- Rows from a dataset of charts and code -
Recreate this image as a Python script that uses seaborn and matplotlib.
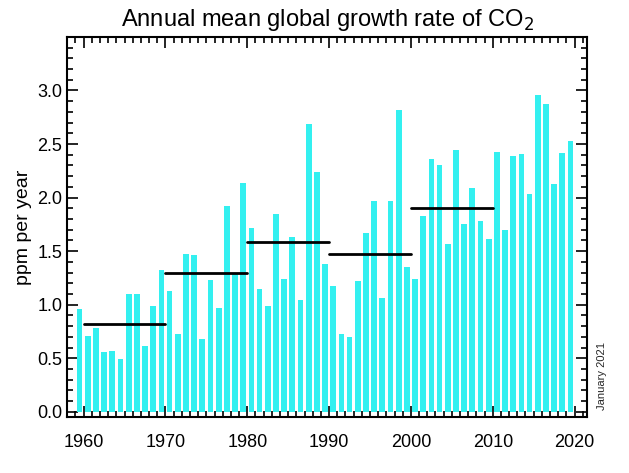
import numpy as np
import pandas as pd
import matplotlib
matplotlib.use("Agg")
import matplotlib.pyplot as plt
import seaborn as sns

years = list(range(1959, 2020))
growth = [0.96, 0.71, 0.78, 0.56, 0.57, 0.49, 1.10, 1.10, 0.61, 0.99,
          1.32, 1.13, 0.73, 1.47, 1.46, 0.68, 1.23, 0.97, 1.92, 1.29,
          2.14, 1.72, 1.15, 0.99, 1.85, 1.24, 1.63, 1.04, 2.69, 2.24,
          1.38, 1.17, 0.73, 0.70, 1.22, 1.67, 1.97, 1.06, 1.97, 2.82,
          1.35, 1.24, 1.83, 2.36, 2.30, 1.57, 2.44, 1.75, 2.09, 1.78,
          1.61, 2.43, 1.70, 2.39, 2.41, 2.03, 2.96, 2.87, 2.13, 2.42,
          2.53]
decade_start = [1960, 1970, 1980, 1990, 2000]
decade_mean = [0.82, 1.30, 1.59, 1.47, 1.90]

df = pd.DataFrame({"year": years, "growth": growth})

sns.set_theme(style="ticks")
plt.rcParams["font.family"] = ["Liberation Sans", "DejaVu Sans"]

fig = plt.figure(figsize=(6.29, 4.73), dpi=100)
ax = fig.add_axes([0.107, 0.118, 0.826, 0.804])
ax.bar(df["year"] + 0.5, df["growth"], width=0.7, color="#33F0F0", linewidth=0)
for s, m in zip(decade_start, decade_mean):
    ax.plot([s, s + 10], [m, m], color="black", lw=2)

ax.set_xlim(1958, 2021.5)
ax.set_ylim(-0.05, 3.5)
ax.set_xticks(range(1960, 2021, 10))
ax.set_xticks(range(1958, 2022), minor=True)
ax.set_yticks(np.arange(0, 3.01, 0.5))
ax.set_yticks(np.arange(0, 3.5, 0.1), minor=True)
ax.yaxis.set_major_formatter(matplotlib.ticker.FormatStrFormatter("%.1f"))
ax.tick_params(which="both", direction="in", top=True, right=True, labelsize=13,
               width=1.2, color="black", labelcolor="black")
ax.tick_params(which="major", length=8)
ax.tick_params(which="minor", length=4)
ax.tick_params(axis="x", pad=12)
for sp in ax.spines.values():
    sp.set_linewidth(1.5)
    sp.set_color("black")
ax.set_ylabel("ppm per year", fontsize=14, color="black")
ax.set_title("Annual mean global growth rate of CO$_2$", fontsize=17, pad=8, color="black")
ax.text(1.03, 0.02, "January 2021", rotation=90, fontsize=8, ha="center", va="bottom",
        transform=ax.transAxes, clip_on=False)

fig.savefig("out.png", dpi=100)
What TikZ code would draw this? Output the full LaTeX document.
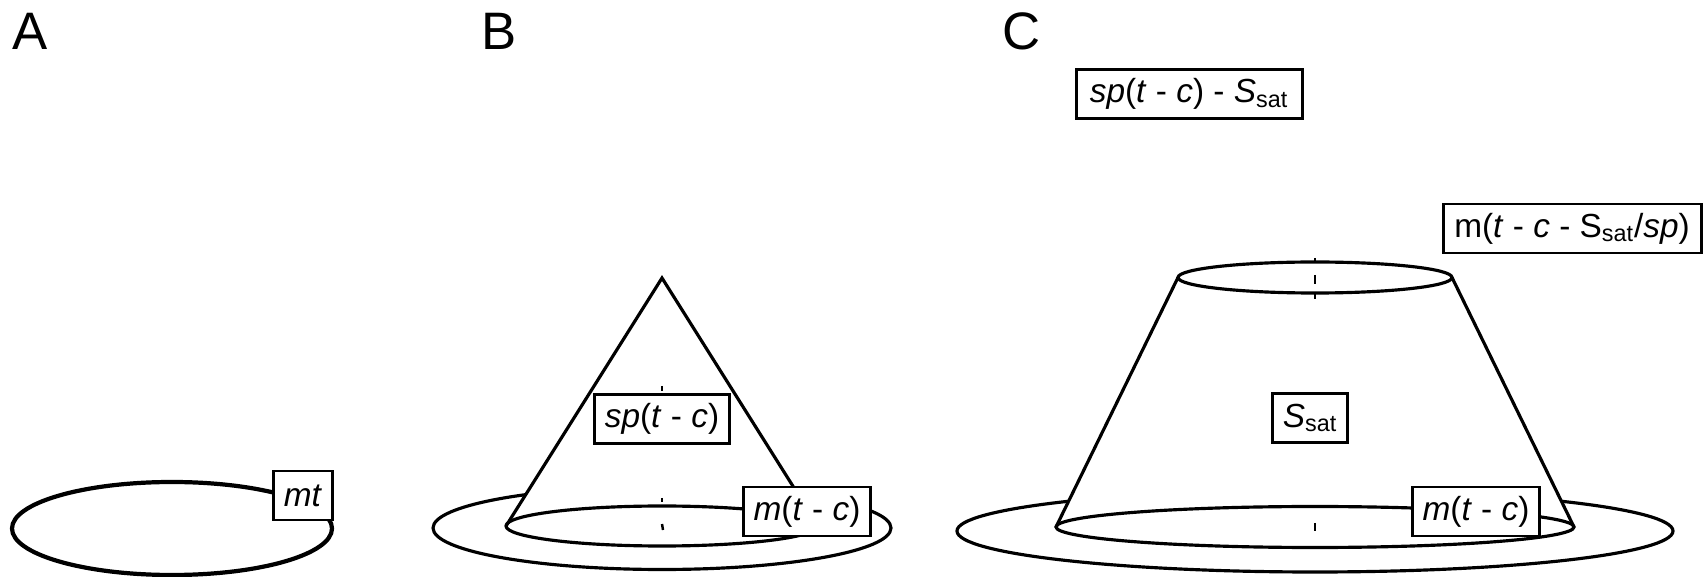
\documentclass[tikz,border=0pt]{standalone}
\usepackage{fontspec}
\setmainfont{Liberation Sans}
\usetikzlibrary{positioning}

\newcommand{\sat}{\textsubscript{sat}}

\begin{document}
\begin{tikzpicture}[x=0.2mm, y=-0.2mm,
  lbl/.style={draw, line width=1.7pt, fill=white, minimum height=9.8mm, inner xsep=2mm, inner ysep=0pt, font=\fontsize{19}{21}\selectfont},
  panel/.style={anchor=base west, inner sep=0pt, font=\fontsize{30}{32}\selectfont},
  rim/.style={line width=1.8pt},
  tick/.style={line width=1.4pt}
]
\useasboundingbox (0,0) rectangle (1706,577);

% panel letters
\node[panel] (labA) at (12,50) {A};
\node[panel] (labB) at (481,50) {B};
\node[panel] (labC) at (1002,50) {C};

% A: ring only
\draw[rim, line width=2.4pt] (172,528.5) ellipse [x radius=160, y radius=46.5];
\node[lbl] (mt) at (303,495.5) {\textit{mt}};

% B: cone on its ring
\coordinate (apexB) at (662,278);
\coordinate (baseBl) at (506,526);
\coordinate (baseBr) at (818,526);
\draw[rim] (662,528) ellipse [x radius=229, y radius=41.5];
\fill[white] (apexB) -- (baseBl) -- (baseBr) -- cycle;
\fill[white] (662,526) ellipse [x radius=156, y radius=20];
\draw[rim] (baseBl) -- (apexB) -- (baseBr);
\draw[rim] (662,526) ellipse [x radius=156, y radius=20];
\draw[tick] (662,386) -- (662,391);
\draw[tick] (662,498) -- (662,502);
\draw[tick] (662,524) -- (663,530);
\node[lbl] (spB) at (662,419) {\textit{sp}(\textit{t} - \textit{c})};
\node[lbl] (mB) at (807,511.5) {\textit{m}(\textit{t} - \textit{c})};

% C: truncated cone on its ring
\coordinate (topCl) at (1178,277.5);
\coordinate (topCr) at (1452,277.5);
\coordinate (baseCl) at (1056,527);
\coordinate (baseCr) at (1574,527);
\draw[rim] (1315,531) ellipse [x radius=358, y radius=41];
\fill[white] (topCl) -- (baseCl) -- (baseCr) -- (topCr) -- cycle;
\fill[white] (1315,527) ellipse [x radius=259, y radius=20.5];
\draw[rim] (baseCl) -- (topCl);
\draw[rim] (baseCr) -- (topCr);
\draw[rim] (1315,527) ellipse [x radius=259, y radius=20.5];
\draw[rim] (1315,277.5) ellipse [x radius=137, y radius=15.5];
\draw[tick] (1315,258) -- (1315,262);
\draw[tick] (1315,275) -- (1315,284);
\draw[tick] (1315,292) -- (1315,299);
\draw[tick] (1315,523) -- (1315,531);
\node[lbl] (satC) at (1310,418) {\textit{S}\sat};
\node[lbl] (mC) at (1476,511.5) {\textit{m}(\textit{t} - \textit{c})};
\node[lbl, minimum width=45.2mm] (spC) at (1189,94) {\textit{sp}(\textit{t} - \textit{c}) - \textit{S}\sat};
\node[lbl, minimum width=51.6mm] (mlate) at (1572,228.5) {m(\textit{t} - \textit{c} - S\sat/\textit{sp})};
\end{tikzpicture}
\end{document}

- What you have to do -
Without the pictures, return the listing above from its first line through the line that has "ax.plot([s, s +".

- The response -
Recreate this image as a Python script that uses seaborn and matplotlib.
import numpy as np
import pandas as pd
import matplotlib
matplotlib.use("Agg")
import matplotlib.pyplot as plt
import seaborn as sns

years = list(range(1959, 2020))
growth = [0.96, 0.71, 0.78, 0.56, 0.57, 0.49, 1.10, 1.10, 0.61, 0.99,
          1.32, 1.13, 0.73, 1.47, 1.46, 0.68, 1.23, 0.97, 1.92, 1.29,
          2.14, 1.72, 1.15, 0.99, 1.85, 1.24, 1.63, 1.04, 2.69, 2.24,
          1.38, 1.17, 0.73, 0.70, 1.22, 1.67, 1.97, 1.06, 1.97, 2.82,
          1.35, 1.24, 1.83, 2.36, 2.30, 1.57, 2.44, 1.75, 2.09, 1.78,
          1.61, 2.43, 1.70, 2.39, 2.41, 2.03, 2.96, 2.87, 2.13, 2.42,
          2.53]
decade_start = [1960, 1970, 1980, 1990, 2000]
decade_mean = [0.82, 1.30, 1.59, 1.47, 1.90]

df = pd.DataFrame({"year": years, "growth": growth})

sns.set_theme(style="ticks")
plt.rcParams["font.family"] = ["Liberation Sans", "DejaVu Sans"]

fig = plt.figure(figsize=(6.29, 4.73), dpi=100)
ax = fig.add_axes([0.107, 0.118, 0.826, 0.804])
ax.bar(df["year"] + 0.5, df["growth"], width=0.7, color="#33F0F0", linewidth=0)
for s, m in zip(decade_start, decade_mean):
    ax.plot([s, s + 10], [m, m], color="black", lw=2)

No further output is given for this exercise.